Ainsi que l'a rappelé le tribunal des affaires de sécurité sociale, le « dispositif de retraite progressive (') a été introduit bien avant celui relatif aux conventions de forfait jours, issus des lois relatives à la réduction négociée du temps de travail, dites '[O]' I et II ».
La cour souligne que les lois '[O]' n'ont eu ni pour but ni pour effet de remettre en cause le dispositif de retraite progressive.
Dans le cas d'espèce, il résulte sans ambiguïté aucune que le contrat et l'avenant signé par Mme [U] ont eu pour effet qu'elle accomplisse un temps de travail correspondant à (133/217=) 61% d'un travail à temps plein.

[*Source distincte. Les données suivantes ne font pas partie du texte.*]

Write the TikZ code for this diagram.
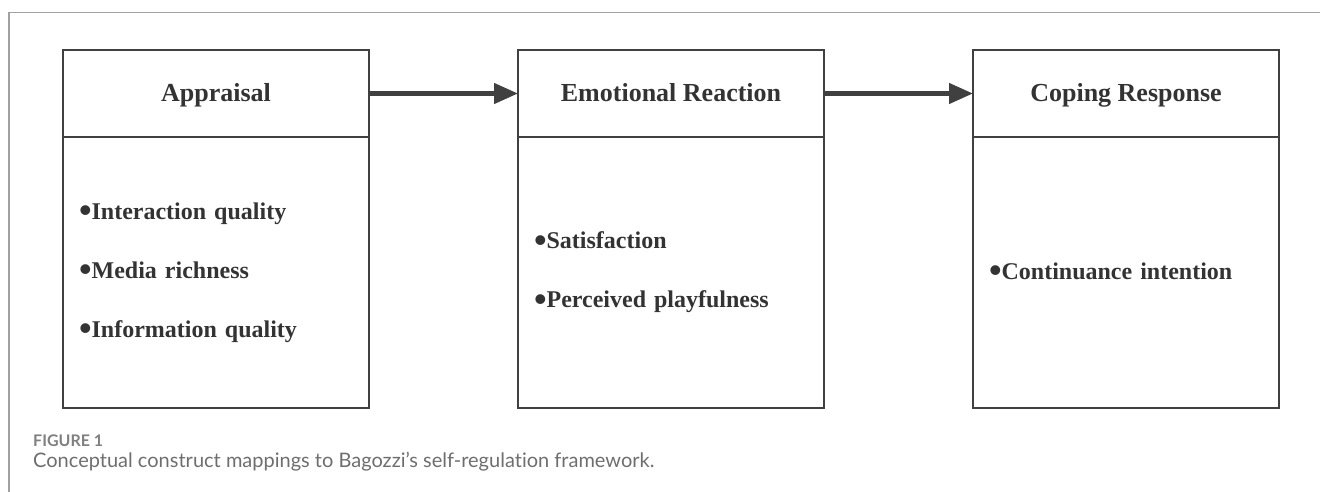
\documentclass[tikz,border=0pt]{standalone}
\usepackage{fontspec}
\setmainfont{Liberation Serif}
\newfontfamily\capfont[Ligatures=NoCommon]{Lato}
\usetikzlibrary{arrows.meta,positioning}
\definecolor{boxline}{HTML}{404040}
\definecolor{boxtext}{HTML}{333333}
\definecolor{framegray}{HTML}{A0A0A0}
\definecolor{capgray}{HTML}{6E6E6E}
% one stage of the framework: title box with the item box under it
\newcommand{\stage}[4]{%
  \node[headbox,#2] (#1) {#3};
  \node[bodybox,below=0pt of #1] (#1items) {#4};
}
% big round bullet in front of an item
\newcommand{\itm}{\raisebox{-3.5pt}{\scalebox{1.5}{\textbullet}}}

\begin{document}
\begin{tikzpicture}[x=1pt,y=1pt,
  headbox/.style={draw=boxline,line width=2pt,outer sep=0pt,
    minimum width=306pt,minimum height=87pt,text=boxtext,
    text height=20pt,text depth=4pt,
    font=\bfseries\fontsize{26}{30}\selectfont},
  bodybox/.style={draw=boxline,line width=2pt,outer sep=0pt,
    minimum width=306pt,minimum height=271pt,text width=274pt,
    inner xsep=16pt,align=left,text=boxtext,
    font=\bfseries\fontsize{24}{59}\selectfont},
  flow/.style={draw=boxline,line width=4.5pt,
    -{Triangle[length=24pt,width=20pt]}},
  captext/.style={anchor=base west,inner sep=0pt}]
  \useasboundingbox (0,0) rectangle (1320,-492);
  \draw[framegray,line width=1.5pt] (9,-492) -- (9,-12.5) -- (1320,-12.5);
  \stage{appr}{at={(216,-93.5)}}{Appraisal}
    {\itm Interaction quality\\\itm Media richness\\\itm Information quality}
  \stage{emo}{right=149pt of appr}{Emotional Reaction}
    {\itm Satisfaction\\\itm Perceived playfulness}
  \stage{cope}{right=149pt of emo}{Coping Response}
    {\itm Continuance intention}
  \draw[flow] (appr.east) -- (emo.west);
  \draw[flow] (emo.east) -- (cope.west);
  \node[captext,text=gray,font=\capfont\bfseries\fontsize{16}{18}\selectfont] (fignum)
    at (33,-446) {FIGURE 1};
  \node[captext,text=capgray,font=\capfont\fontsize{20}{22}\selectfont] (figcap)
    at (33,-467) {Conceptual construct mappings to Bagozzi’s self-regulation framework.};
\end{tikzpicture}
\end{document}
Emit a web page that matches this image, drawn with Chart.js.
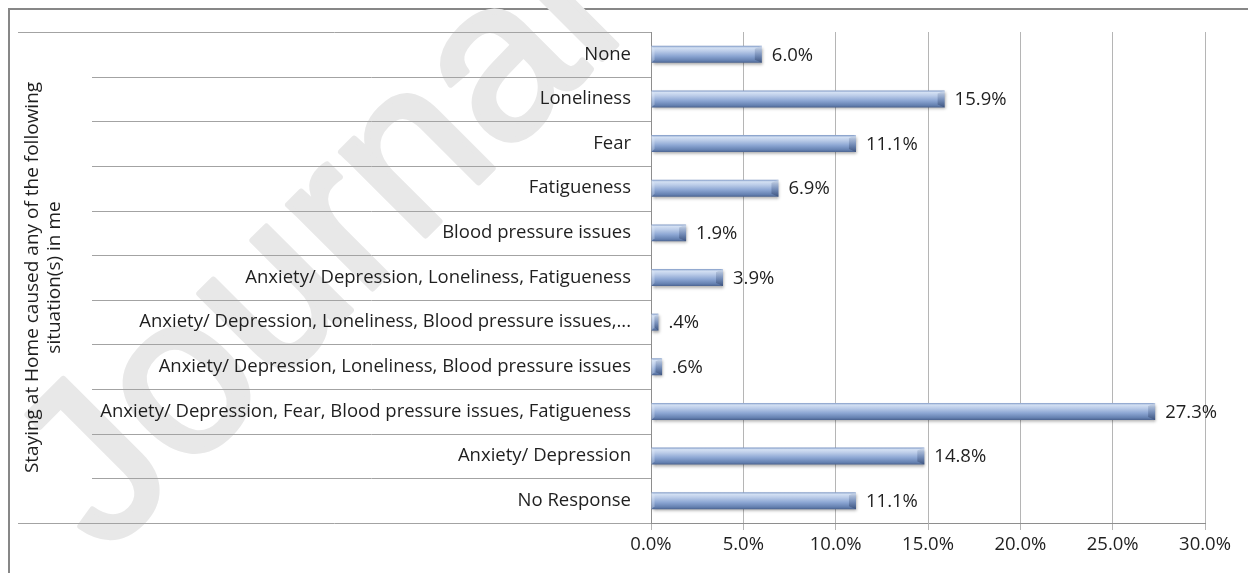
<!DOCTYPE html>
<html>
<head>
<meta charset="utf-8">
<script src="https://cdn.jsdelivr.net/npm/chart.js@4/dist/chart.umd.min.js"></script>
<style>
  html, body { margin: 0; padding: 0; background: #fff; }
  #wrap { position: relative; width: 1248px; height: 573px; overflow: hidden; }
  #frame { position: absolute; left: 8px; top: 8px; width: 1300px; height: 700px; border: 2px solid #878787; box-sizing: border-box; }
  #chart { position: absolute; left: 0; top: 0; }
</style>
</head>
<body>
<div id="wrap">
  <div id="frame"></div>
  <canvas id="chart" width="1248" height="573"></canvas>
</div>
<script>
// ---- data ----
const categories = [
  'None',
  'Loneliness',
  'Fear',
  'Fatigueness',
  'Blood pressure issues',
  'Anxiety/ Depression, Loneliness, Fatigueness',
  'Anxiety/ Depression, Loneliness, Blood pressure issues,...',
  'Anxiety/ Depression, Loneliness, Blood pressure issues',
  'Anxiety/ Depression, Fear, Blood pressure issues, Fatigueness',
  'Anxiety/ Depression',
  'No Response',
];
const percents = [6.0, 15.9, 11.1, 6.9, 1.9, 3.9, 0.4, 0.6, 27.3, 14.8, 11.1];
const xTickValues = [0, 5, 10, 15, 20, 25, 30];
const axisTitle = ['Staying at Home caused any of the following', 'situation(s) in me'];
const watermarkText = 'Journal Pre-proof';

// ---- style ----
const FONT = '"Open Sans", Lato, sans-serif';
const FS = 18.5;
const TEXT = '#1f1f1f';
const BAR_PCT = 0.38;
const LABEL_COL_LEFT = 92;

// SPSS style: ".4%" instead of "0.4%"
const fmtPct = v => (v < 1 ? v.toFixed(1).replace(/^0/, '') : v.toFixed(1)) + '%';

function barFill(c) {
  const chart = c.chart;
  const y = chart.scales && chart.scales.y;
  if (!y || c.dataIndex === undefined) return '#8aa5d2';
  const step = (y.bottom - y.top) / categories.length;
  const h = step * BAR_PCT;
  const cy = y.getPixelForValue(c.dataIndex);
  if (!Number.isFinite(h) || !Number.isFinite(cy)) return '#8aa5d2';
  const g = chart.ctx.createLinearGradient(0, cy - h / 2, 0, cy + h / 2);
  g.addColorStop(0, '#7e98c5');
  g.addColorStop(0.12, '#d3e0f3');
  g.addColorStop(0.3, '#bccde9');
  g.addColorStop(0.6, '#8ca6d3');
  g.addColorStop(0.88, '#6480b0');
  g.addColorStop(1, '#4b6390');
  return g;
}

const watermark = {
  id: 'watermark',
  beforeDraw(chart) {
    const ctx = chart.ctx;
    ctx.save();
    ctx.translate(105, 556);
    ctx.rotate(-Math.PI / 4);
    ctx.font = '225px "Liberation Sans", Arial, sans-serif';
    ctx.fillStyle = '#e8e8e8';
    ctx.strokeStyle = '#e8e8e8';
    ctx.lineWidth = 6;
    ctx.lineJoin = 'round';
    ctx.textBaseline = 'alphabetic';
    ctx.fillText(watermarkText, 0, 0);
    ctx.strokeText(watermarkText, 0, 0);
    ctx.restore();
  }
};

// category separators that run across the label column, Excel style
const separators = {
  id: 'separators',
  afterDraw(chart) {
    const { ctx, scales: { y } } = chart;
    const n = categories.length;
    const step = (y.bottom - y.top) / n;
    ctx.save();
    ctx.strokeStyle = '#a3a3a3';
    ctx.lineWidth = 1;
    ctx.beginPath();
    for (let i = 0; i <= n; i++) {
      const yy = Math.round(y.top + i * step) + 0.5;
      const x0 = (i === 0 || i === n) ? y.left : LABEL_COL_LEFT;
      ctx.moveTo(x0, yy);
      ctx.lineTo(y.right, yy);
    }
    ctx.stroke();
    ctx.restore();
  }
};

const barDeco = {
  id: 'barDeco',
  beforeDatasetsDraw(chart) {
    const ctx = chart.ctx;
    ctx.save();
    ctx.shadowColor = 'rgba(0,0,0,0.35)';
    ctx.shadowBlur = 3;
    ctx.shadowOffsetX = 1;
    ctx.shadowOffsetY = 2;
  },
  afterDatasetsDraw(chart) {
    const ctx = chart.ctx;
    ctx.restore();
    const meta = chart.getDatasetMeta(0);
    ctx.save();
    meta.data.forEach((bar, i) => {
      const top = bar.y - bar.height / 2, bot = bar.y + bar.height / 2;
      const w = Math.min(7, (bar.x - bar.base) * 0.6);
      // bevelled right end
      const g = ctx.createLinearGradient(0, top, 0, bot);
      g.addColorStop(0, 'rgba(230,238,250,0.55)');
      g.addColorStop(0.35, 'rgba(60,85,130,0.25)');
      g.addColorStop(1, 'rgba(40,55,90,0.45)');
      ctx.fillStyle = g;
      ctx.beginPath();
      ctx.moveTo(bar.x - w, top + 3);
      ctx.lineTo(bar.x, top);
      ctx.lineTo(bar.x, bot);
      ctx.lineTo(bar.x - w, bot - 3);
      ctx.closePath();
      ctx.fill();
      // small bevel on the left end
      ctx.fillStyle = 'rgba(230,238,250,0.35)';
      ctx.beginPath();
      ctx.moveTo(bar.base, top);
      ctx.lineTo(bar.base + 3, top + 3);
      ctx.lineTo(bar.base + 3, bot - 3);
      ctx.lineTo(bar.base, bot);
      ctx.closePath();
      ctx.fill();

      // value label
      ctx.fillStyle = TEXT;
      ctx.font = FS + 'px ' + FONT;
      ctx.textAlign = 'left';
      ctx.textBaseline = 'middle';
      ctx.fillText(fmtPct(percents[i]), bar.x + 10, bar.y + 1);
    });
    ctx.restore();
  }
};

new Chart(document.getElementById('chart'), {
  type: 'bar',
  data: {
    labels: categories,
    datasets: [{
      data: percents,
      backgroundColor: barFill,
      borderWidth: 0,
      barPercentage: BAR_PCT,
      categoryPercentage: 1,
    }],
  },
  options: {
    indexAxis: 'y',
    responsive: false,
    animation: false,
    devicePixelRatio: 1,
    layout: { padding: { left: 18, top: 32, right: 43, bottom: 0 } },
    plugins: { legend: { display: false }, tooltip: { enabled: false } },
    scales: {
      x: {
        min: xTickValues[0],
        max: xTickValues[xTickValues.length - 1],
        afterBuildTicks: s => { s.ticks = xTickValues.map(v => ({ value: v })); },
        ticks: { callback: v => v.toFixed(1) + '%', color: TEXT, font: { family: FONT, size: FS }, padding: 4 },
        grid: { color: '#b5b5b5', tickLength: 7 },
        border: { color: '#8e8e8e' },
        afterFit: s => { s.height = 50; },
      },
      y: {
        ticks: { color: TEXT, font: { family: FONT, size: FS }, padding: 12, autoSkip: false },
        grid: { display: false },
        border: { color: '#8e8e8e' },
        title: { display: true, text: axisTitle, color: TEXT, font: { family: FONT, size: 19, lineHeight: 1.15 }, padding: { top: 4, bottom: 2 } },
        afterFit: s => { s.width = 651 - 18; },
      },
    },
  },
  plugins: [watermark, separators, barDeco],
});
</script>
</body>
</html>
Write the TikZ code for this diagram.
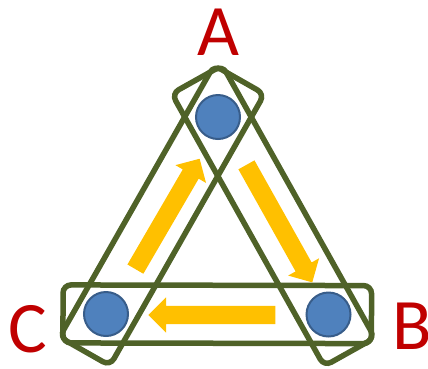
\documentclass[tikz,border=0pt]{standalone}
\usepackage{fontspec}
\setmainfont{Carlito}
\usetikzlibrary{calc,shapes.arrows}
\definecolor{olivegreen}{HTML}{4F6228}
\definecolor{dotblue}{HTML}{4F81BD}
\definecolor{dotedge}{HTML}{385D8A}
\definecolor{arrowyellow}{HTML}{FFC000}
\definecolor{labelred}{HTML}{C00000}
\tikzset{
  dot/.style={circle, fill=dotblue, draw=dotedge, line width=2pt, minimum size=44pt, inner sep=0pt},
  pairbox/.style={draw=olivegreen, line width=5.5pt, rounded corners=8pt, rectangle, minimum height=58pt, inner sep=0pt},
  flowarrow/.style={single arrow, fill=arrowyellow, draw=none, inner xsep=0pt, inner ysep=9pt, single arrow head extend=8.5pt, single arrow head indent=0pt},
  vlabel/.style={text=labelred, font=\fontsize{72.5}{80}\selectfont, inner sep=0pt, anchor=base}
}
\begin{document}
\begin{tikzpicture}[x=1pt,y=-1pt]
\useasboundingbox (0,0) rectangle (428,368);
\coordinate (a) at (218,117);
\coordinate (b) at (328.5,314.5);
\coordinate (c) at (106,314);
% pair boxes
\path let \p1=($(b)-(a)$), \n1={atan2(\y1,\x1)}, \n2={veclen(\x1,\y1)} in
  node[pairbox, rotate=\n1, minimum width={\n2+86pt}] (boxab) at ($(a)!0.5!(b)$) {};
\path let \p1=($(a)-(c)$), \n1={atan2(\y1,\x1)}, \n2={veclen(\x1,\y1)} in
  node[pairbox, rotate=\n1, minimum width={\n2+86pt}] (boxca) at ($(c)!0.5!(a)$) {};
\path let \p1=($(b)-(c)$), \n1={atan2(\y1,\x1)}, \n2={veclen(\x1,\y1)} in
  node[pairbox, rotate=\n1, minimum width={\n2+86pt}] (boxbc) at ($(c)!0.5!(b)$) {};
% dots
\node[dot] (dota) at (a) {};
\node[dot] (dotb) at (b) {};
\node[dot] (dotc) at (c) {};
% arrows
\node[flowarrow, minimum height=127.7pt, rotate=59.8] (arrca) at (165.2,217.9) {};
\node[flowarrow, minimum height=134.7pt, rotate=-60.75] (arrab) at (277.1,219.6) {};
\node[flowarrow, minimum height=127pt, rotate=180] (arrbc) at (216.5,315) {};
% labels
\node[vlabel] (laba) at (218,55) {A};
\node[vlabel] (labb) at (412,349.3) {B};
\node[vlabel] (labc) at (27.5,352) {C};
\end{tikzpicture}
\end{document}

Il est également constant qu'il résulte de l'avenant en cause que la rémunération de Mme [U] était diminuée à due proportion.
Ainsi, il n'existe aucun doute que Mme [U] effectuait un travail à temps partiel non seulement au sens général du terme mais également au sens de l'article L. 3123-1 du code du travail.
La cour souligne qu'il serait, au surplus, inique que Mme [U] ne puisse bénéficier de la retraite progressive au motif qu'une entité démembrée de l'administration publique n'aurait pas respecté scrupuleusement les règles du contrat à temps partiel.
La cour confirmera donc en toutes ses dispositions la décision entreprise.
PAR CES MOTIFS,
La cour, statuant par mise à disposition au greffe, et par décision contradictoire,
Confirme le jugement entrepris en toutes ses dispositions ;
Rappelle que la présente procédure est exempte de dépens ;
Prononcé par mise à disposition de l'arrêt au greffe de la cour, les parties en ayant été préalablement avisées dans les conditions prévues au deuxième alinéa de l'article 450 du code de procédure civile.
Signé par Monsieur Olivier Fourmy, Président, et par Monsieur Jérémy Gravier, Greffier, auquel le magistrat signataire a rendu la minute.